Our department would like to honor the memory of Stephen Vella, native of Brooklyn, New York and
Assistant Professor since 2006.
We will never forget his intellect, concerned and
comforting gaze, and hearty laugh. He was 34.
Stephen started his term at Wake under the most unfortunate circumstances, newly diagnosed with a
very aggressive form of cancer. Yet he pursued the teacher-scholar ideal with courage and resolve.
Stephen received his AB from Princeton University, and his MA and Ph.D. from Yale University. His
dissertation, “Gentlemanly Conquerors: The Domestication of the Indian Frontier and the Fashioning
of Imperial British Identity, 1790-1850” (2006), was awarded Yale‟s distinguished John Addison
Porter Dissertation Prize. An expert on the social and cultural history of eighteenth- and nineteenthcentury
Great Britain and the British Empire in South Asia, Stephen brought an exciting array of new
courses to the department, including two upper-level seminars “The British Empire” (HST 311) and
“Rethinking British Cultural History, 1707-2007” (HST 390) and a First Year Seminar, “Visualizing
Britain‟s Empire, c. 1600 to the present.” His gentle art of persuasion and mesmerizing intellect won
the love, respect and admiration of his students. He also expanded the University‟s library collection
in these areas, winning a Presidential Grant for the purchase of the British Online Database.
Stephen conducted research with sources in Bengali, French, Italian and Spanish as well as English.

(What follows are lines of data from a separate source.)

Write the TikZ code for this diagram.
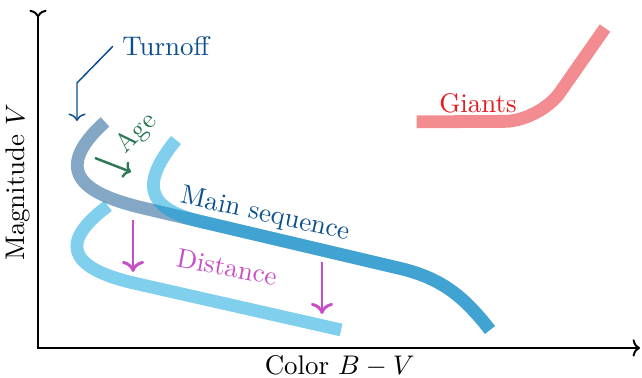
\documentclass[tikz,border=0pt,11pt]{standalone}
\usepackage{amsmath,amssymb}
\usepackage{xcolor}
\usetikzlibrary{arrows.meta, positioning}

\definecolor{isoblue}{HTML}{0B4F8E}
\definecolor{seqblue}{HTML}{00A0DC}
\definecolor{giantred}{HTML}{E51A22}
\definecolor{agegreen}{HTML}{2E7A55}
\definecolor{distpink}{HTML}{C64FC8}

\tikzset{
  band/.style={line width=5.2pt, opacity=0.5},
  bigtip/.style={-{Computer Modern Rightarrow[length=4.5pt,width=9pt]}},
}

\begin{document}
\begin{tikzpicture}[>={Computer Modern Rightarrow[length=3pt,width=7pt]}]
  \useasboundingbox (-0.543,-0.429) rectangle (8.629,4.971);
  % axes
  \draw[thick, >->] (0,4.83) -- (0,0) -- (8.6,0);
  \node[anchor=base, inner sep=0.5pt] (xlab) at (4.31,-0.38) {Color $B-V$};
  \node[rotate=90, inner sep=1pt] (ylab) at (-0.29,2.37) {Magnitude $V$};
  % older isochrone (joins the main sequence)
  \draw[band, isoblue] (0.957,3.229) .. controls (0.15,2.5) and (0.7,2.19) .. (1.5,2.0)
    -- (5.2,1.13) to[out=-14,in=128] (6.457,0.257);
  % main sequence
  \draw[band, seqblue] (1.971,2.971) .. controls (1.38,2.25) and (1.65,1.95) .. (2.4,1.79)
    -- (5.2,1.13) to[out=-14,in=128] (6.457,0.257);
  % shifted by distance
  \draw[band, seqblue] (1.0,2.029) .. controls (0.15,1.4) and (0.65,1.09) .. (1.4,0.92)
    -- (4.33,0.257);
  % giant branch
  \draw[band, giantred, rounded corners=0.5cm] (5.41,3.23) -- (7.17,3.24) -- (8.1,4.57);
  \node[giantred] (giants) at (6.286,3.5) {Giants};
  % turnoff
  \node[isoblue, anchor=west] (turnoff) at (1.07,4.31) {Turnoff};
  \coordinate (knee) at (0.557,3.786);
  \coordinate (toff) at (0.557,3.243);
  \draw[isoblue, semithick, ->] (turnoff.west) -- (knee) -- (toff);
  % age
  \node[agegreen, rotate=45, inner sep=1pt] (age) at (1.414,3.06) {Age};
  \coordinate (age0) at (0.814,2.714);
  \coordinate (age1) at (1.329,2.514);
  \draw[agegreen, line width=1pt, ->] (age0) -- (age1);
  % labels on the bands
  \node[isoblue, rotate=-12.5, inner sep=1pt] (mslab) at (3.243,1.9) {Main sequence};
  \node[distpink, rotate=-11, inner sep=1pt] (dist) at (2.7,1.157) {Distance};
  % distance shift
  \coordinate (d0) at (1.357,1.829);
  \coordinate (d1) at (1.357,1.086);
  \coordinate (d2) at (4.057,1.229);
  \coordinate (d3) at (4.057,0.486);
  \draw[distpink, line width=1.2pt, bigtip] (d0) -- (d1);
  \draw[distpink, line width=1.2pt, bigtip] (d2) -- (d3);
\end{tikzpicture}
\end{document}
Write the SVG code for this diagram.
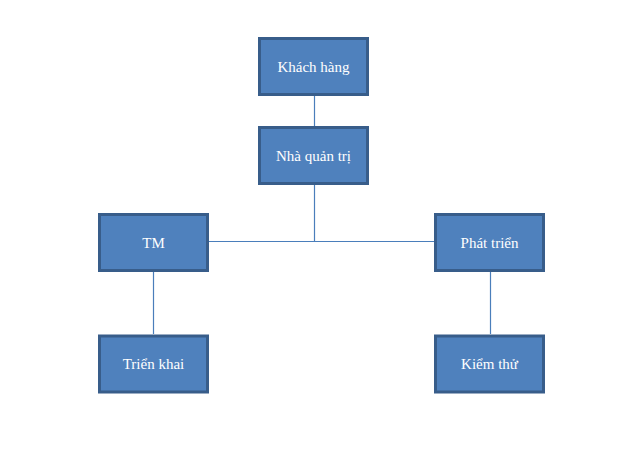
<svg xmlns="http://www.w3.org/2000/svg" width="619" height="450" viewBox="0 0 619 450">
<style>
.box{fill:#4F81BD;stroke:#385D8A;stroke-width:3}
.lbl{fill:#FFFFFF;font-size:15px;text-anchor:middle}
.conn{stroke:#4A7EBB;stroke-width:1.2;fill:none}
</style>
<rect width="619" height="450" fill="#FFFFFF"/>
<g id="connectors">
<line class="conn" x1="314.5" y1="96" x2="314.5" y2="126"/>
<line class="conn" x1="314.5" y1="185" x2="314.5" y2="241.5"/>
<line class="conn" x1="209" y1="241.5" x2="434" y2="241.5"/>
<line class="conn" x1="153.5" y1="272" x2="153.5" y2="334"/>
<line class="conn" x1="490.5" y1="272" x2="490.5" y2="334"/>
</g>
<g font-family="'Liberation Serif', Tinos, 'Times New Roman', 'DejaVu Serif', serif">
<g id="khach-hang">
<rect class="box" x="259.5" y="38.5" width="108" height="56"/>
<text class="lbl" x="313.5" y="71.5">Khách hàng</text>
</g>
<g id="nha-quan-tri">
<rect class="box" x="259.5" y="127.5" width="108" height="56"/>
<text class="lbl" x="313.5" y="160.5">Nhà quản trị</text>
</g>
<g id="tm">
<rect class="box" x="99.5" y="214.5" width="108" height="56"/>
<text class="lbl" x="153.5" y="247.5">TM</text>
</g>
<g id="phat-trien">
<rect class="box" x="435.5" y="214.5" width="108" height="56"/>
<text class="lbl" x="489.5" y="247.5">Phát triển</text>
</g>
<g id="trien-khai">
<rect class="box" x="99.5" y="336" width="108" height="56"/>
<text class="lbl" x="153.5" y="369">Triển khai</text>
</g>
<g id="kiem-thu">
<rect class="box" x="435.5" y="336" width="108" height="56"/>
<text class="lbl" x="489.5" y="369">Kiểm thử</text>
</g>
</g>
</svg>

He asked how the loss of the thirteen American colonies and the building of a second empire in South
Asia changed British identity. The central thrust of his analyses was to show how newspapers,
particularly through their focus on imperial wars, served as the principal medium through which this
altered sense of “British-ness” was constructed. While historians recognize the impact newspapers had
on political, cultural, and social life in early nineteenth-century Britain, Stephen was the first to use
them comprehensively, intelligently and fruitfully. He also aspired to touch and teach historians
beyond his own field by venturing broader historical interpretations and attempting to capture the
“proper form” of representing the past. He produced a number of fine articles and was in the process
of completing his book manuscript while on leave in 2009-2010 before succumbing to his illness on
January 30, 2010.
With funds from the College and individual contributions from colleagues in History and other
departments of the college, the History Department has established the “Stephen Vella Memorial
Fund” to commemorate his legacy. It will be given as a research grant to an exemplary student to visit
archives to complete a senior thesis and/or honors thesis.